Philadelphia Phillies defeat San Francisco Giants to extend National League Championship Series
Friday, October 22, 2010; 12:28 AM
SAN FRANCISCO - He could not have known it at the time, but in the third inning Thursday night, along the first base line of AT&T Park, the San Francisco Giants' entire season may have been skipping toward Aubrey Huff.
If he had closed his glove around one screaming ground ball, this city may still be still celebrating a chance to win its first World Series. Instead, it will be rife with tension in the coming days, as the National League Championship Series is shipped back across the country, to the home of the big, bad Philadelphia Phillies.
There were no heroes, really, in the Phillies' 4-2, season-saving victory in Game 5. There was a goat. It was Huff, the first baseman who shapes his team's soul as much as any player. Who can say what would have different if Huff had squeezed Shane Victorino's hot groundball, if he hadn't kicked it into center field and allowed two base runners to sprint home? What we know is this: The Giants led by a run before Huff's error. They trailed by a run after it, and they would not lead again.
And so the Giants will have to fly back to Philadelphia, where they will have to beat either Roy Oswalt or Cole Hamels in order to finish off the Phillies, the two-time defending National League champions. Tim Lincecum struck out seven, more than the number of base runners he allowed, in seven innings. Roy Halladay was shaky, pulled his groin in the second inning and lasted just six innings. The Giants had a rare opportunity Thursday night, and they let it bounce off their shin.
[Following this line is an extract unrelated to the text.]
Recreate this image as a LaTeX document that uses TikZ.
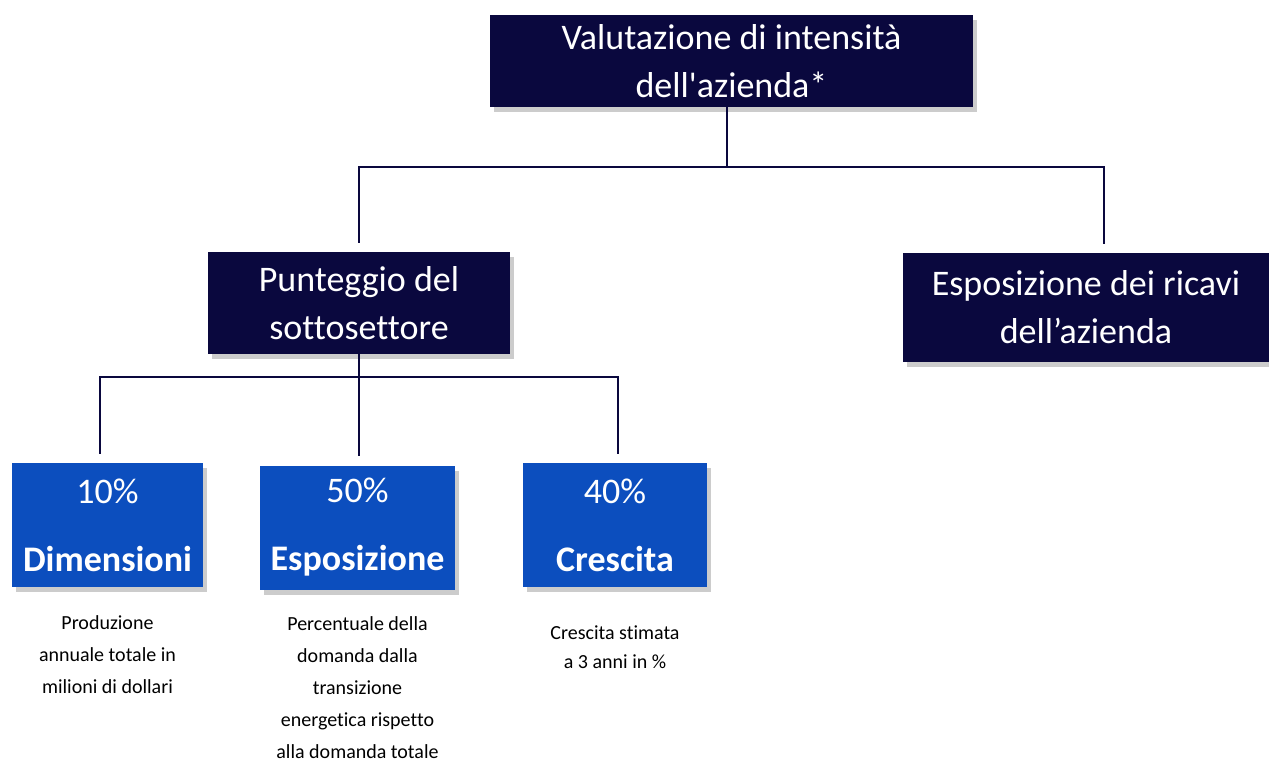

The Giants still have the series lead, 3-2, and they still like their chances. "As far as confidence goes," Lincecum said, "we've got a lot of it." But they had a chance to clinch, and defensive mistakes and leaving seven men on base led to giving the Phillies new life.
"We did exactly what we had to do," Phillies Manager Charlie Manuel said. "We won the game. Going back home, we have Oswalt going the first game and Hamels the second, and, like, we're going to have to like it. I do like. I figure we definitely kind of changed things around a little bit."
In late afternoon, the game promised greatness, nothing less. Willie Mays threw out a ceremonial first pitch, introduced as "simply the greatest player to ever play the game of baseball." Halladay and Lincecum were set to reprise their Duel For The Ages that fizzled last weekend. The Giants stood 27 outs from the World Series; the Phillies needed a historic comeback to cement a mini-dynasty.
And then the game started. It was a lot of things - sloppy, dramatic, weird, head-scratching - but not exactly great. The teams combined for two errors and many, many other plays that could or should have been made that decided both the flow and result of the game. They played the top of the sixth inning in a driving rainstorm.
Even Halladay was not immune. If you had to list the starting pitchers you would choose to win one game with your life on the line, you would not name many before you got to Halladay. On Thursday, though, he was only ordinary from the start.
Halladay walked Andres Torres, and Freddy Sanchez followed with a hit-and-run single to center field. The Giants had men on the corners, and Halladay started Huff with two balls. You could make a list of the things you didn't expect to happen after Halladay's first 10 pitches: two base runners, no outs and the pitching coach, Rich Dubee, standing on the mound for a chat.
And then Huff smoked the 11th pitch. He drilled a line drive down the first base line. "As soon as I hit it," he said, "I thought it was by him." But Ryan Howard dove and, somehow, snared the liner. Rather than a run and no outs, Halladay had stemmed the tide.
"We had him on the ropes early," Huff said. "That should have been a big inning. That kind of sucked the life out."